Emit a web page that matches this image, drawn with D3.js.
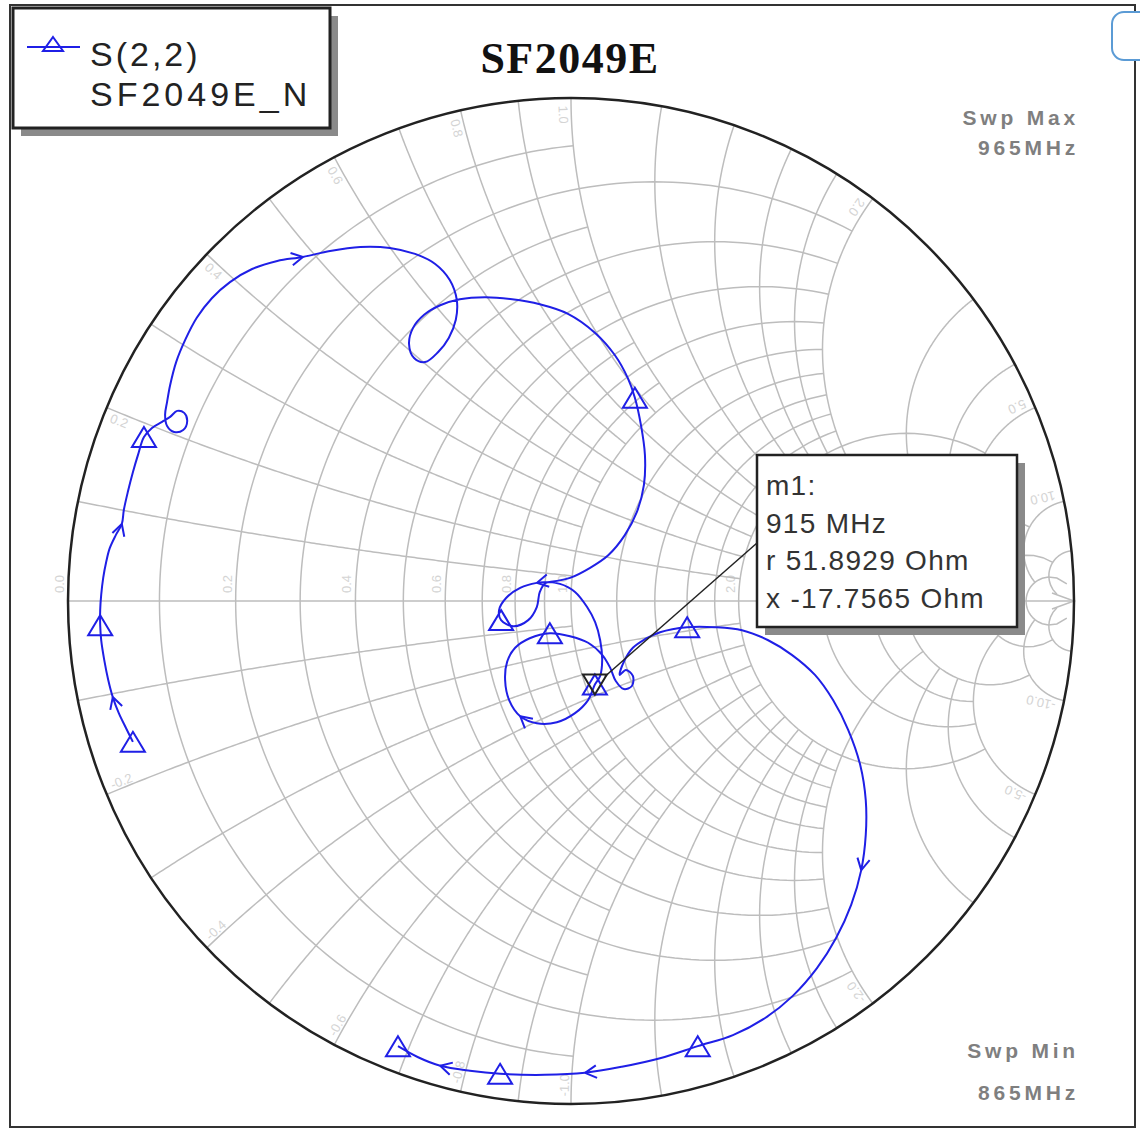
<!DOCTYPE html>
<html>
<head>
<meta charset="utf-8">
<script src="https://d3js.org/d3.v7.min.js"></script>
<style>
body { margin: 0; background: #fff; }
svg text { font-family: "Liberation Sans", Arial, sans-serif; }
</style>
</head>
<body>
<svg width="1140" height="1132"></svg>
<script>
// S(2,2) reflection coefficient, 865 -> 965 MHz
var gRe = [-0.871,-0.885,-0.899,-0.911,-0.920,-0.928,-0.934,-0.936,-0.936,-0.934,
  -0.930,-0.924,-0.917,-0.905,-0.893,-0.889,-0.881,-0.871,-0.861,-0.849,
  -0.833,-0.813,-0.797,-0.783,-0.769,-0.763,-0.771,-0.789,-0.803,-0.807,
  -0.803,-0.797,-0.785,-0.767,-0.744,-0.714,-0.678,-0.634,-0.584,-0.533,
  -0.479,-0.419,-0.360,-0.310,-0.270,-0.241,-0.227,-0.229,-0.243,-0.264,
  -0.290,-0.312,-0.322,-0.314,-0.292,-0.260,-0.221,-0.171,-0.117,-0.062,
  -0.006,0.048,0.087,0.113,0.127,0.139,0.147,0.145,0.131,0.107,
  0.074,0.038,-0.002,-0.042,-0.068,-0.101,-0.129,-0.143,-0.139,-0.115,
  -0.085,-0.068,-0.062,-0.050,-0.022,0.008,0.032,0.048,0.058,0.062,
  0.058,0.0475,0.034,0.008,-0.028,-0.068,-0.101,-0.123,-0.131,-0.127,
  -0.111,-0.082,-0.042,-0.002,0.034,0.062,0.078,0.089,0.105,0.121,
  0.123,0.109,0.097,0.105,0.123,0.147,0.177,0.231,0.286,0.340,
  0.392,0.439,0.485,0.521,0.551,0.575,0.586,0.586,0.577,0.557,
  0.527,0.489,0.441,0.386,0.322,0.252,0.177,0.101,0.028,-0.052,
  -0.141,-0.201,-0.260,-0.304,-0.344];
var gIm = [-0.280,-0.252,-0.223,-0.191,-0.157,-0.117,-0.078,-0.048,-0.018,0.012,
  0.046,0.078,0.105,0.131,0.153,0.181,0.217,0.256,0.290,0.326,
  0.344,0.356,0.366,0.378,0.374,0.358,0.340,0.336,0.348,0.370,
  0.396,0.429,0.475,0.519,0.563,0.602,0.634,0.660,0.676,0.684,
  0.696,0.704,0.702,0.690,0.670,0.638,0.598,0.559,0.523,0.495,
  0.475,0.483,0.511,0.543,0.569,0.588,0.600,0.604,0.600,0.590,
  0.571,0.533,0.489,0.443,0.404,0.350,0.290,0.231,0.177,0.131,
  0.091,0.066,0.046,0.038,0.036,0.026,0.006,-0.018,-0.038,-0.050,
  -0.038,-0.012,0.018,0.036,0.034,0.018,-0.012,-0.042,-0.078,-0.117,
  -0.149,-0.166,-0.197,-0.223,-0.241,-0.243,-0.229,-0.197,-0.157,-0.121,
  -0.093,-0.074,-0.064,-0.070,-0.083,-0.107,-0.133,-0.159,-0.175,-0.169,
  -0.149,-0.137,-0.147,-0.121,-0.093,-0.076,-0.062,-0.052,-0.052,-0.058,
  -0.078,-0.107,-0.147,-0.197,-0.256,-0.326,-0.396,-0.465,-0.535,-0.604,
  -0.670,-0.730,-0.785,-0.829,-0.863,-0.885,-0.909,-0.926,-0.938,-0.942,
  -0.940,-0.934,-0.924,-0.907,-0.885];

// triangle data symbols and direction arrows (sample indices)
var symbolIdx = [0, 7, 19, 64, 78, 91, 102, 117, 135, 140, 144];
var arrowIdx = [3, 14, 39, 74, 96, 128, 138, 142];

// marker m1
var z0 = 50;
var markerR = 51.8929, markerX = -17.7565;
var markerLines = ["m1:", "915 MHz", "r 51.8929 Ohm", "x -17.7565 Ohm"];

// grid: normalized values and how far each line runs
var rVals = [0.1,0.2,0.3,0.4,0.5,0.6,0.7,0.8,0.9,1,1.2,1.4,1.6,1.8,2,3,4,5,10,20];
var rSpan = [1,2,1,2,1,2,1,2,1,2,2,2,2,2,5,5,5,10,20,50];
var xVals = [0.1,0.2,0.3,0.4,0.5,0.6,0.7,0.8,0.9,1,1.2,1.4,1.6,1.8,2,3,4,5,10,20];
var xSpan = [1,2,1,2,1,2,1,2,1,2,2,2,2,2,5,5,5,10,20,50];
// faint grid labels
var rLabels = [0, 0.2, 0.4, 0.6, 0.8, 1, 2, 5];
var xLabels = [0.2, 0.4, 0.6, 0.8, 1, 2, 5, 10];

var svg = d3.select("svg");
var cx = 571, cy = 601, R = 503;
var sx = d3.scaleLinear().domain([-1, 1]).range([cx - R, cx + R]);
var sy = d3.scaleLinear().domain([-1, 1]).range([cy + R, cy - R]);
var line = d3.line().x(function(d) { return sx(d[0]); }).y(function(d) { return sy(d[1]); });

function gam(r, x) {
  var D = (r + 1) * (r + 1) + x * x;
  return [(r * r + x * x - 1) / D, 2 * x / D];
}

// frame
svg.append("rect").attr("x", 10).attr("y", 5).attr("width", 1125).attr("height", 1122)
  .attr("fill", "#fff").attr("stroke", "#333").attr("stroke-width", 2);

// faint labels
var lab = svg.append("g").attr("fill", "#d4d4d4").attr("font-size", 13);
rLabels.forEach(function(r) {
  var px = sx(gam(r, 0)[0]) - 4, py = sy(0) - 8;
  lab.append("text").attr("transform", "translate(" + px + "," + py + ") rotate(-90)").text(r.toFixed(1));
});
xLabels.forEach(function(v) {
  [1, -1].forEach(function(s) {
    var th = s * (Math.PI - 2 * Math.atan(v)) + s * 0.025;
    var px = sx(0.985 * Math.cos(th)), py = sy(0.985 * Math.sin(th));
    var rot = Math.atan2(Math.sin(th), -Math.cos(th)) * 180 / Math.PI;
    lab.append("text").attr("transform", "translate(" + px + "," + py + ") rotate(" + rot + ")")
      .attr("dy", s > 0 ? 0 : 10).text((s < 0 ? "-" : "") + v.toFixed(1));
  });
});

var grid = svg.append("g").attr("fill", "none").attr("stroke", "#bdbdbd").attr("stroke-width", 1.5);

// resistance circles
rVals.forEach(function(r, i) {
  var a = Math.atan(rSpan[i]);
  var pts = d3.range(201).map(function(k) { return gam(r, Math.tan(-a + 2 * a * k / 200)); });
  grid.append("path").attr("d", line(pts));
});
// reactance arcs
xVals.forEach(function(x, i) {
  var a = Math.atan(xSpan[i]);
  [1, -1].forEach(function(s) {
    var pts = d3.range(201).map(function(k) { return gam(Math.tan(a * k / 200), s * x); });
    grid.append("path").attr("d", line(pts));
  });
});
// real axis with arrow
grid.append("line").attr("x1", sx(-1)).attr("x2", sx(1)).attr("y1", sy(0)).attr("y2", sy(0));
grid.append("path").attr("d", "M" + (sx(1) - 22) + "," + (sy(0) - 8) + "L" + sx(1) + "," + sy(0) + "L" + (sx(1) - 22) + "," + (sy(0) + 8));

// outer circle
svg.append("circle").attr("cx", sx(0)).attr("cy", sy(0)).attr("r", sx(1) - sx(0))
  .attr("fill", "none").attr("stroke", "#222").attr("stroke-width", 2.5);

// trace
var pts = gRe.map(function(v, i) { return [v, gIm[i]]; });
var blue = "#1f1fe6";
svg.append("path").attr("d", line.curve(d3.curveCatmullRom)(pts))
  .attr("fill", "none").attr("stroke", blue).attr("stroke-width", 2);
line.curve(d3.curveLinear);

function tri(x, y, w, h, down) {
  var s = down ? -1 : 1;
  return "M" + x + "," + (y - s * h / 2) + "L" + (x + w / 2) + "," + (y + s * h / 2) + "L" + (x - w / 2) + "," + (y + s * h / 2) + "Z";
}
symbolIdx.forEach(function(i) {
  svg.append("path").attr("d", tri(sx(gRe[i]), sy(gIm[i]), 24, 20, false))
    .attr("fill", "none").attr("stroke", blue).attr("stroke-width", 2);
});
arrowIdx.forEach(function(i) {
  var x0 = sx(gRe[i - 1]), y0 = sy(gIm[i - 1]), x1 = sx(gRe[i + 1]), y1 = sy(gIm[i + 1]);
  var ang = Math.atan2(y1 - y0, x1 - x0);
  var px = sx(gRe[i]), py = sy(gIm[i]);
  var d = "";
  [-0.5, 0.5].forEach(function(o) {
    d += "M" + px + "," + py + "L" + (px - 13 * Math.cos(ang + o)) + "," + (py - 13 * Math.sin(ang + o));
  });
  svg.append("path").attr("d", d).attr("fill", "none").attr("stroke", blue).attr("stroke-width", 2);
});

// marker m1
var mg = gam(markerR / z0, markerX / z0);
var mx = sx(mg[0]), my = sy(mg[1]);
svg.append("line").attr("x1", mx + 10).attr("y1", my - 8).attr("x2", 757).attr("y2", 543)
  .attr("stroke", "#222").attr("stroke-width", 1.5);
svg.append("path").attr("d", tri(mx, my, 24, 20, true))
  .attr("fill", "none").attr("stroke", "#222").attr("stroke-width", 2);

svg.append("rect").attr("x", 765).attr("y", 463).attr("width", 260).attr("height", 172).attr("fill", "#8a8a8a");
svg.append("rect").attr("x", 757).attr("y", 455).attr("width", 260).attr("height", 172)
  .attr("fill", "#fff").attr("stroke", "#222").attr("stroke-width", 2.5);
markerLines.forEach(function(t, i) {
  svg.append("text").attr("x", 766).attr("y", 495 + i * 37.5).attr("font-size", 28)
    .attr("letter-spacing", 1.3).attr("fill", "#333").text(t);
});

// legend
svg.append("rect").attr("x", 21).attr("y", 16).attr("width", 317).attr("height", 120).attr("fill", "#8a8a8a");
svg.append("rect").attr("x", 13).attr("y", 8).attr("width", 317).attr("height", 120)
  .attr("fill", "#fff").attr("stroke", "#222").attr("stroke-width", 3);
svg.append("line").attr("x1", 27).attr("x2", 80).attr("y1", 47).attr("y2", 47).attr("stroke", blue).attr("stroke-width", 2);
svg.append("path").attr("d", tri(53, 44, 20, 14, false)).attr("fill", "none").attr("stroke", blue).attr("stroke-width", 2);
svg.append("text").attr("x", 90).attr("y", 66).attr("font-size", 34).attr("letter-spacing", 3)
  .attr("fill", "#222").text("S(2,2)");
svg.append("text").attr("x", 90).attr("y", 106).attr("font-size", 34).attr("letter-spacing", 4)
  .attr("fill", "#222").text("SF2049E_N");

// title
svg.append("text").attr("x", 570).attr("y", 73).attr("text-anchor", "middle")
  .style("font-family", "'Liberation Serif', 'Times New Roman', serif").attr("font-weight", "bold")
  .attr("font-size", 44).attr("letter-spacing", 1.5).attr("fill", "#111").text("SF2049E");

// sweep labels
[["Swp Max", 125], ["965MHz", 155], ["Swp Min", 1058], ["865MHz", 1100]].forEach(function(d) {
  svg.append("text").attr("x", 1079).attr("y", d[1]).attr("text-anchor", "end")
    .attr("font-size", 21).attr("font-weight", "bold").attr("letter-spacing", 3.8)
    .attr("fill", "#7f7f7f").text(d[0]);
});

// screenshot button clipped at the top-right corner
svg.append("rect").attr("x", 1112).attr("y", 12).attr("width", 50).attr("height", 48).attr("rx", 12)
  .attr("fill", "#fff").attr("stroke", "#5b9bd5").attr("stroke-width", 2);
</script>
</body>
</html>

-=-=-=-=-

AIM ->
Report each line in the data that holds the word "with".

ANSWER TO THE EXERCISE ->
Emit a web page that matches this image, drawn with D3.js.
// real axis with arrow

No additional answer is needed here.